The oil company also said it plans to invest 400 million euros at its 219,000 barrel-per-day Donges refinery on the Atlantic coast "to capture profitable new markets with low-sulphur fuels" that meet new EU rules.

Europe's biggest refiner is the latest oil company to resort to closures in an industry that has struggled with overcapacity, poor gasoline demand, growing competition and low margins for several years.

"There are three possible responses to the crisis in the European refining industry," Total Chief Executive Patrick Pouyanne said. "The first is to throw in the towel. The second is to do nothing and perish. The third is to innovate and adapt to meet shifting demand trends."

Total has been keen to avoid a repeat of costly strikes over the closure of its Dunkirk refinery which lasted for weeks in 2010 and had flagged well in advance that it would cut capacity further at its French refineries.

Total said its La Mede and Donges operations were"struggling" and "structurally loss-making" and that the restructuring was aimed at making them profitable in a volatile environment.

Mr Pouyanne said he expected Donges to turn a 30 million euro annual loss into a 50 million euro profit over time thanks to the investments and the La Mede site to eventually swing to a 20 million euro profit from the current 150 million euro loss.

The group said its three other French refineries - Gonfreville in Normandy, Grandpuits in the Paris region and Feyzin near Lyon - had withstood the deteriorating economic environment over the last two years and were making money.

European demand for petroleum products has declined 15 per cent since 2008, Total said, as the EU seeks to reduce its carbon generation by using energy more efficiently and setting stricter limits on vehicle emissions.

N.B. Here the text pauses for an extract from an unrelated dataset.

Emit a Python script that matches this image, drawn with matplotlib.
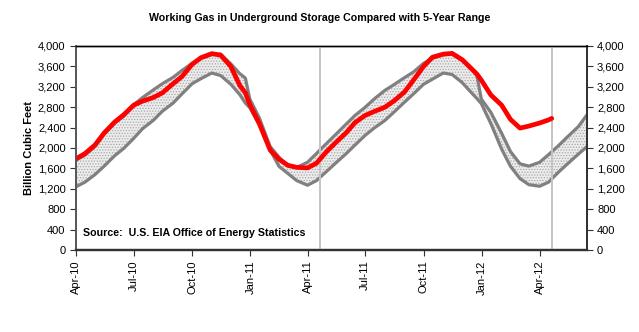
import pandas as pd
import matplotlib.pyplot as plt
import matplotlib.dates as mdates
from matplotlib.ticker import FuncFormatter

plt.rcParams['font.family'] = ['Liberation Sans', 'DejaVu Sans']
plt.rcParams['hatch.color'] = '#a8a8a8'
plt.rcParams['hatch.linewidth'] = 0.6

# sample dates shared by the 5-year range series
range_dates = [
    '2010-04-01', '2010-04-15', '2010-05-01', '2010-05-15', '2010-06-01', '2010-06-15',
    '2010-07-01', '2010-07-15', '2010-08-01', '2010-08-15', '2010-09-01', '2010-09-15',
    '2010-10-01', '2010-10-15', '2010-11-01', '2010-11-15', '2010-12-01', '2010-12-15',
    '2010-12-24', '2010-12-31', '2011-01-15', '2011-02-01', '2011-02-15', '2011-03-01',
    '2011-03-15', '2011-04-01', '2011-04-15', '2011-05-01', '2011-05-15', '2011-06-01',
    '2011-06-15', '2011-07-01', '2011-07-15', '2011-08-01', '2011-08-15', '2011-09-01',
    '2011-09-15', '2011-10-01', '2011-10-15', '2011-11-01', '2011-11-15', '2011-12-01',
    '2011-12-15', '2011-12-24', '2011-12-31', '2012-01-15', '2012-02-01', '2012-02-15',
    '2012-03-01', '2012-03-15', '2012-04-01', '2012-04-15', '2012-05-01', '2012-05-15',
    '2012-06-01', '2012-06-14',
]
range_max = [
    1760, 1860, 2030, 2270, 2490, 2620, 2850, 2990, 3140, 3260, 3385, 3520,
    3660, 3760, 3830, 3840, 3650, 3460, 3370, 2960, 2590, 2030, 1820, 1650,
    1620, 1720, 1890, 2090, 2260, 2470, 2640, 2800, 2960, 3130, 3240, 3380,
    3490, 3660, 3760, 3830, 3840, 3720, 3560, 3420, 2960, 2700, 2290, 1930,
    1690, 1645, 1720, 1870, 2050, 2220, 2420, 2640,
]
range_min = [
    1240, 1330, 1480, 1640, 1850, 1990, 2190, 2380, 2544, 2720, 2880, 3060,
    3260, 3360, 3470, 3420, 3250, 3050, 2880, 2790, 2450, 1960, 1640, 1500,
    1360, 1270, 1360, 1540, 1700, 1890, 2060, 2250, 2390, 2540, 2700, 2900,
    3060, 3250, 3350, 3470, 3440, 3280, 3090, 2970, 2870, 2480, 1980, 1640,
    1400, 1280, 1250, 1330, 1530, 1690, 1880, 2020,
]

# working gas in storage, latest week 2012-04-20
storage_dates = range_dates[:52] + ['2012-04-20']
storage = [
    1790, 1890, 2060, 2290, 2510, 2650, 2840, 2920, 2990, 3080, 3260, 3400,
    3640, 3770, 3850, 3820, 3600, 3230, 3080, 2850, 2480, 1960, 1780, 1660,
    1620, 1610, 1700, 1930, 2100, 2300, 2500, 2640, 2715, 2800, 2920, 3100,
    3330, 3600, 3780, 3840, 3855, 3730, 3560, 3450, 3330, 3040, 2840, 2560,
    2390, 2430, 2490, 2550, 2580,
]

year_markers = ['2011-04-21', '2012-04-20']

rd = pd.to_datetime(range_dates)
sd = pd.to_datetime(storage_dates)

fig = plt.figure(figsize=(6.39, 3.32), dpi=100)
ax = fig.add_axes([0.119, 0.247, 0.799, 0.6145])

ax.fill_between(rd, range_min, range_max, facecolor='#ececec', hatch='......',
                edgecolor='none', linewidth=0, zorder=1)
ax.plot(rd, range_max, color='#808080', lw=2.3, zorder=2)
ax.plot(rd, range_min, color='#808080', lw=2.3, zorder=2)
for d in year_markers:
    ax.axvline(pd.Timestamp(d), color='#c4c4c4', lw=1.4, zorder=3)
ax.plot(sd, storage, color='#ff0000', lw=3.4, zorder=4, solid_capstyle='round')

ax.set_xlim(pd.Timestamp('2010-04-01'), pd.Timestamp('2012-06-14'))
ax.set_ylim(0, 4000)
ax.set_yticks(range(0, 4001, 400))
fmt = FuncFormatter(lambda v, p: f'{int(v):,}')
ax.yaxis.set_major_formatter(fmt)
ax.xaxis.set_major_locator(mdates.MonthLocator(bymonth=[1, 4, 7, 10]))
ax.xaxis.set_major_formatter(mdates.DateFormatter('%b-%y'))
ax.tick_params(axis='x', rotation=90, labelsize=8, length=4, color='#333333')
ax.tick_params(axis='y', labelsize=8, length=4, color='#333333')

ax2 = ax.twinx()
ax2.set_ylim(0, 4000)
ax2.set_yticks(range(0, 4001, 400))
ax2.yaxis.set_major_formatter(fmt)
ax2.tick_params(axis='y', labelsize=8, length=4, color='#333333')

for a in (ax, ax2):
    a.spines['top'].set_color('black')
    a.spines['top'].set_linewidth(1.0)
    a.spines['left'].set_color('#555555')
    a.spines['left'].set_linewidth(1.2)
    a.spines['right'].set_color('#333333')
    a.spines['right'].set_linewidth(1.4)
    a.spines['bottom'].set_color('#333333')
    a.spines['bottom'].set_linewidth(1.6)

ax.set_ylabel('Billion Cubic Feet', fontsize=8, fontweight='bold', labelpad=3)
ax.text(0.013, 0.085, 'Source:  U.S. EIA Office of Energy Statistics', transform=ax.transAxes,
        fontsize=7.7, fontweight='bold', va='center', ha='left', zorder=5)
fig.text(0.5, 0.945, 'Working Gas in Underground Storage Compared with 5-Year Range',
         ha='center', va='center', fontsize=7.7, fontweight='bold')

fig.savefig('out.png', dpi=100)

Total said its European operations had also been hit by the surge in shale oil and gas production in the United States, as well as competition from refiners in Asia and the Middle East.

With these announcement, Total will have reached its target of cutting oil refining capacity by 20 percent by 2017, Pouyanne said.

But the CEO, who in his previous job as head of refining gained a reputation as a shrewd cost-cutter, warned that other European refiners were now expected to do their part in reducing overcapacity further.

"As the European leader, Total has now done its part of the job, I expect other players to do the same," he told reporters.

Analysts do not think Total's latest measures, which follow a plan announced in February to halve capacity at its Lindsey site in England, will solve Europe's overcapacity problem.

"For the European refining market, a 150,000 bpd reduction, about 1 per cent of capacity, by 2017 isn't going to help much," said Tudor Pickering Holt analysts in a note.

Mr Pouyanne said the new investments will mean all its French sites will now have a breakeven point of less than $20 per tonne, enough to be competitive.

But he refused to commit to a new moratorium on capacity cuts, saying the group's 2010 promise not to shut any site for 5 years had had a demoralising effect on staff.

"The moratorium had a totally negative effect internally, what seemed like a victory then took a perverse turn psychologically on staff, it had become a sword of Damocles," he said, adding nonetheless that the new plan was meant to be sustainable over the next 10 years or more.